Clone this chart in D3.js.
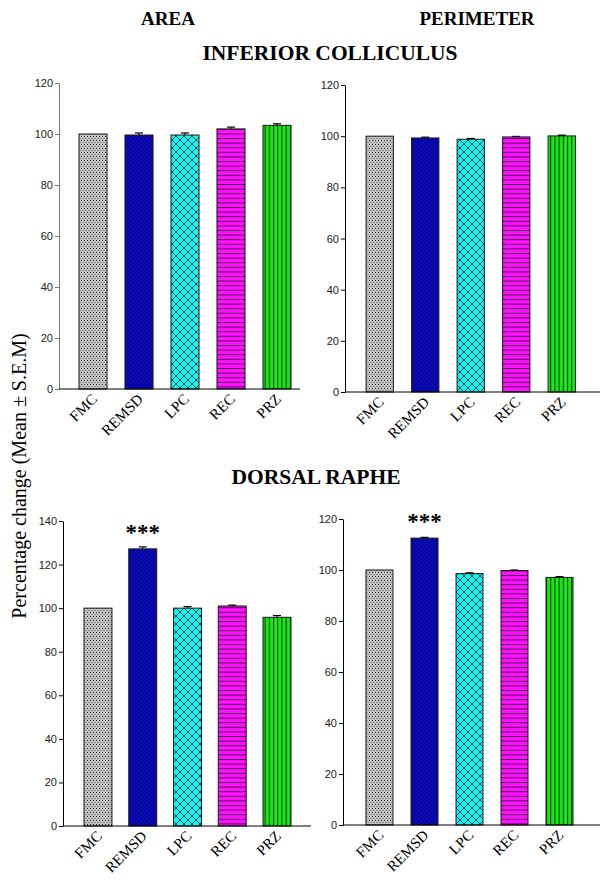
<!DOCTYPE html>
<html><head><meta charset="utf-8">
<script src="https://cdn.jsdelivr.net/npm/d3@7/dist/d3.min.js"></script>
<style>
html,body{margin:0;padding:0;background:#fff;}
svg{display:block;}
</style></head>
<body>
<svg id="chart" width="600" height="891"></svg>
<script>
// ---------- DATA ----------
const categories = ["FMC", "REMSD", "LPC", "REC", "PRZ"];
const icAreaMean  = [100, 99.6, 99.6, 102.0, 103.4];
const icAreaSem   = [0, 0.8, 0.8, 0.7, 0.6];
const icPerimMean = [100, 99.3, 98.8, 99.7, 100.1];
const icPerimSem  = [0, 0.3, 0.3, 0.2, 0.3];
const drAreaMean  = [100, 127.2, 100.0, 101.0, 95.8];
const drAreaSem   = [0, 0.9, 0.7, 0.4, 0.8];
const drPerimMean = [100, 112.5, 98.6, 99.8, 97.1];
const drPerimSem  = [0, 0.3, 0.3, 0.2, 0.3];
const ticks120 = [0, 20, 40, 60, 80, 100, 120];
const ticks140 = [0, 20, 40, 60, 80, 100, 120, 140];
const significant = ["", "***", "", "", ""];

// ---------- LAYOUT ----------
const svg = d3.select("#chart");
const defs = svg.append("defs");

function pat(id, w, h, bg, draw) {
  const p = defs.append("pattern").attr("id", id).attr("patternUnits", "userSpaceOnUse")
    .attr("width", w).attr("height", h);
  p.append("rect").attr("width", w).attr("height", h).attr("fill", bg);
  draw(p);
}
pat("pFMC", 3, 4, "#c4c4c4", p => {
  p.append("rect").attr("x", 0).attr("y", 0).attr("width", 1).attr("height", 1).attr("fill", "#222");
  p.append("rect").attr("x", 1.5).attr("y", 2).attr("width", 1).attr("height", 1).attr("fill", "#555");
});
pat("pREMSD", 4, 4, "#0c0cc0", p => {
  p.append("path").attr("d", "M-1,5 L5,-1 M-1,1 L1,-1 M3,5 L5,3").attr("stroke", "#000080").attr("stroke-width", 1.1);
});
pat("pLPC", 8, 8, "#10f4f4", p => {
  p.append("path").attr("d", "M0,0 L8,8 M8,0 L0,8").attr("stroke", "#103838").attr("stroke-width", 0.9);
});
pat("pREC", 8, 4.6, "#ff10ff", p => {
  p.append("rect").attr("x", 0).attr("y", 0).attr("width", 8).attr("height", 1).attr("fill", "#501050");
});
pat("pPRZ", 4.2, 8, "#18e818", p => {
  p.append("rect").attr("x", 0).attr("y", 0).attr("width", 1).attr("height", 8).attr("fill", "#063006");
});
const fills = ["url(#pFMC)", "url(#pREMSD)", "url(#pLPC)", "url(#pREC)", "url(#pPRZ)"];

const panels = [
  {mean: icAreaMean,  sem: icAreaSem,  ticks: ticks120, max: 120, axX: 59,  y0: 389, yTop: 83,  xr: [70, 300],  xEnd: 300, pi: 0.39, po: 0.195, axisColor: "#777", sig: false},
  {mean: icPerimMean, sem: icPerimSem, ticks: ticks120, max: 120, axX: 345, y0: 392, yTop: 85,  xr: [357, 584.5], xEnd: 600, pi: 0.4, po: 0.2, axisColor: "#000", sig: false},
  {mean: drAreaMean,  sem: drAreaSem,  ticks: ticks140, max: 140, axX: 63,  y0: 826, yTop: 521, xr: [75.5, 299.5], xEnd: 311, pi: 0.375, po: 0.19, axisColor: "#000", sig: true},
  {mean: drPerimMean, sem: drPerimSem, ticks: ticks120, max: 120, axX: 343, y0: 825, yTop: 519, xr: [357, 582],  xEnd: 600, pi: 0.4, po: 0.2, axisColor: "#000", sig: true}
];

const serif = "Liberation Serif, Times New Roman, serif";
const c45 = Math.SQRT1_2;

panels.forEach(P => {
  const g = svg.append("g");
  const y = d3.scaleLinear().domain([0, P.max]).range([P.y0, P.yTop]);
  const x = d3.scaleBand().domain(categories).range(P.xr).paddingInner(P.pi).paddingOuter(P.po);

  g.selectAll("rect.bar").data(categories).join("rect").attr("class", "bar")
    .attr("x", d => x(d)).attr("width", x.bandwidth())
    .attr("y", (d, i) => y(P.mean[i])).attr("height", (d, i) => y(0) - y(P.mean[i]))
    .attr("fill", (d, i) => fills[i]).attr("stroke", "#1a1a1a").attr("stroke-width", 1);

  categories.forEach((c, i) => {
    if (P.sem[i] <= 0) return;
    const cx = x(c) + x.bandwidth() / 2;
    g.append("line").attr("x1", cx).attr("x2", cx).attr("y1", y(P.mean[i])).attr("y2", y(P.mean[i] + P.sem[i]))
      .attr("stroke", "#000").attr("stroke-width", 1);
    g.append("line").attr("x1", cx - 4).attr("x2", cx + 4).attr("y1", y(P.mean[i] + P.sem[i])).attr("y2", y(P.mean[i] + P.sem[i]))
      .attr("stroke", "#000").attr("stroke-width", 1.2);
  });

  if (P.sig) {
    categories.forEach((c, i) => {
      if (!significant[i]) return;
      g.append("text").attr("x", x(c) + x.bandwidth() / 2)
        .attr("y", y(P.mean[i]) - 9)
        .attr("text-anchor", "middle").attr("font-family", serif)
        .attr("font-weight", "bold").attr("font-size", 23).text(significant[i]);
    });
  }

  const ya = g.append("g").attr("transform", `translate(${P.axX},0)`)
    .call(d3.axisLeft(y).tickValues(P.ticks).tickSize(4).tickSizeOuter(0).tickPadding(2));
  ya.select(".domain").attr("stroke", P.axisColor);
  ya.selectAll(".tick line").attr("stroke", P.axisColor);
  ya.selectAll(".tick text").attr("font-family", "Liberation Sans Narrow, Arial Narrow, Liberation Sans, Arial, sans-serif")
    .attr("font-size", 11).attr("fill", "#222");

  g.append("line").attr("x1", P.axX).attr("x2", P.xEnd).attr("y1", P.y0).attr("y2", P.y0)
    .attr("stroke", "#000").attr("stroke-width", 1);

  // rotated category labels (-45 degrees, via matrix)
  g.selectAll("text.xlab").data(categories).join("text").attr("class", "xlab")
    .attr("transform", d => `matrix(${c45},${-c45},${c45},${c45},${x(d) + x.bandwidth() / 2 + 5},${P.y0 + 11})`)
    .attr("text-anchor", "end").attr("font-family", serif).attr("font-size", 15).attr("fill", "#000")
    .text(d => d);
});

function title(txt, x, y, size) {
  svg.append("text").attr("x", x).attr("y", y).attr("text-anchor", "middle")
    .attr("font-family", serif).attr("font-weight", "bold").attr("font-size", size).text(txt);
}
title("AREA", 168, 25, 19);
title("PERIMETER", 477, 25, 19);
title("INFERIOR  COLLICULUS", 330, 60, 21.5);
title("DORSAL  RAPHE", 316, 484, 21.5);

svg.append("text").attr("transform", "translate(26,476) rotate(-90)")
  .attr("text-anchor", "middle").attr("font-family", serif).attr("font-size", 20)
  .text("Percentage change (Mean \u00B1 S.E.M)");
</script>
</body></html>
━━━━
▶ Instructions for the task
Scan the listing above. Gather each line that contains the word "chart".

▶ Reply
Clone this chart in D3.js.
<svg id="chart" width="600" height="891"></svg>
const svg = d3.select("#chart");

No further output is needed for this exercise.